Arab
News, Wednesday, May 17, 2023 | Shawwal 27, 1444
AH
Saudi financial market outperforms G20 counterparts in 2022:report
RIYADH: Saudi Arabia’s financial market led its counterparts in other G20
countries in 2022 in terms of shareholders’ rights and stock market
capitalization as a percentage of gross domestic product, according to the
Capital Market Authority.
The shareholder’s rights as a percentage of GDP give a sense of the
influence that they have on the economy, while the stock market
capitalization-GDP ratio indicates the size of the stock market in relation to
the country’s economy.
In its annual report for 2022, the authority stated that the rate of
public offerings in the Saudi capital market advanced to a new high, with a
portion of 37 businesses’ shares offered for sale in the main and parallel
markets for a total of SR40 billion ($10.6 billion).

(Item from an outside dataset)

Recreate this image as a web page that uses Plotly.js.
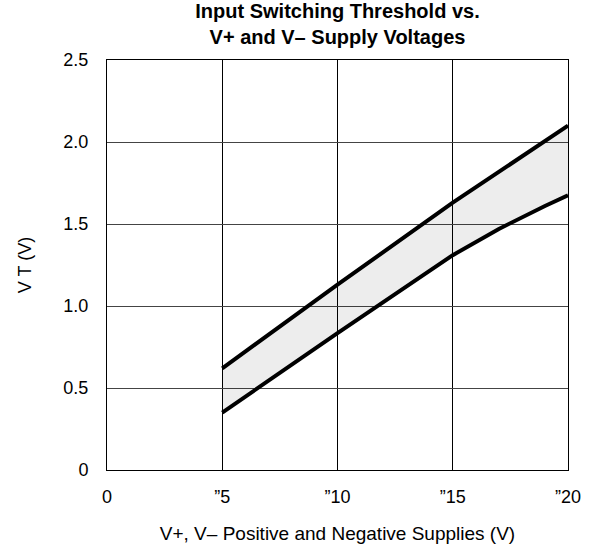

Some 13 firms’ shares were registered for a direct listing on the
parallel market in the same context.
Saudi’s capital market was dubbed “resilient” in February by Wassim
Alkhatib, CEO of Lazard Investment Banking for the Middle East and North Africa,
as he talked of the unprecedented global challenges that countries around the
world had faced in 2022.
“The CMA is creating the potential required to provide a suitable and
encouraging environment for the capital market system to positively reflect on
the Kingdom’s economy,” Mohammed bin Abdullah Elkuwaiz, chairman of the CMA said
in the report.
In terms of foreign ownership, the main market witnessed record net
foreign investment levels in 2022, amounting to about SR184 billion.
By the end of 2022, foreign investors’ ownership value in the main market
totaled SR347 billion, which represents 14 percent of the free float total
value.
According to the regulator, since the Saudi market joined the MSCI
Emerging Markets Index in 2019, the pace of growth in foreign investment last
year was the highest.
The CMA approved three new operational regulations — Securities Exchanges
and Depository Centers Regulations, Instructions on Direct Financing Investment
Funds, and Instructions for Shariah Governance in Capital Market Institutions.

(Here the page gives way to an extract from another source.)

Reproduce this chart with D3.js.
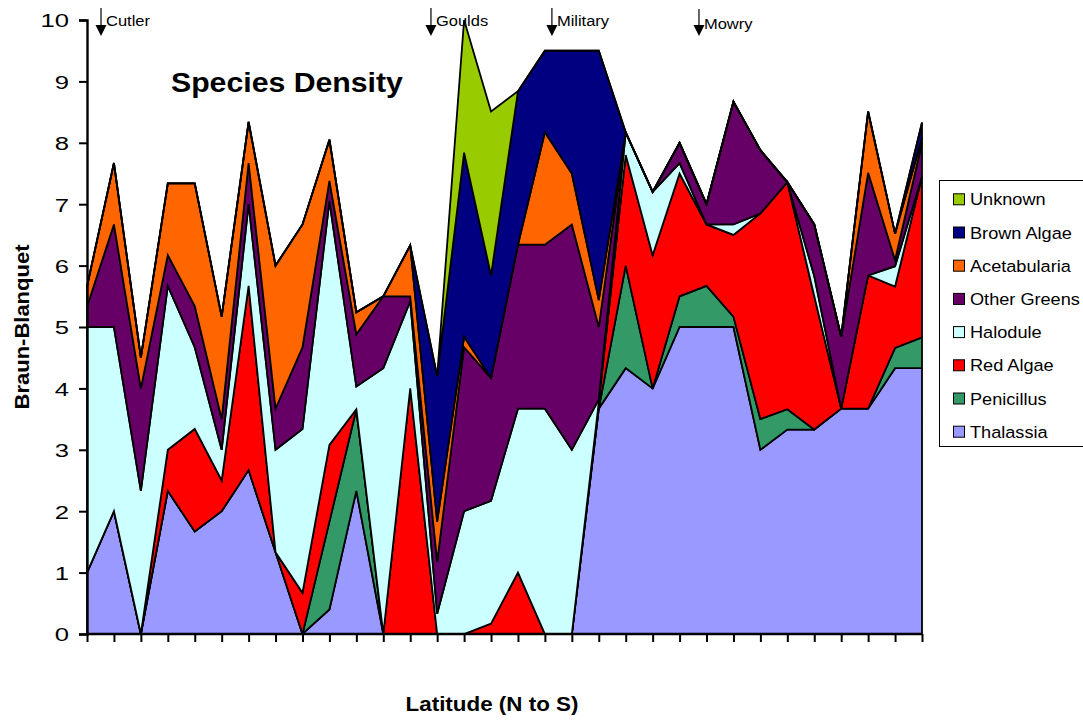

Additionally, the authority altered seven implementing regulations,
rules, and guidelines.
Some 91 licenses were the subject of inspections, which were broken down
into 53 cycle inspections and 38 cause inspections.
On the control level, thorough investigations into possible trading
violations increased by 17.7 percent to 859 instances in 2022 from 730 cases in
2021, yielding 11 suspected cases and 152 control inquiries, the CMA reported.
Elkuwaiz emphasized that such accomplishments are the result of the hard
work and dedication of all employees aiming to place the Kingdom in its rightful
place and achieve the CMA’s strategic objectives.
These objectives include ranking the Saudi market as the leader in the
Middle East and placing it among the top 10 capital markets globally, in line
with the Kingdom’s Vision 2030.
Complaints received fell 15.7 percent to 12,118, with 11,354 settled and
512 referred to the Committee for the Resolution of Securities Disputes, while
252 are under review.
On the legal level, the total compensation ordered by the CRSD in its
final rulings was SR1.75 billion, a rise of 377.7 percent from 2021.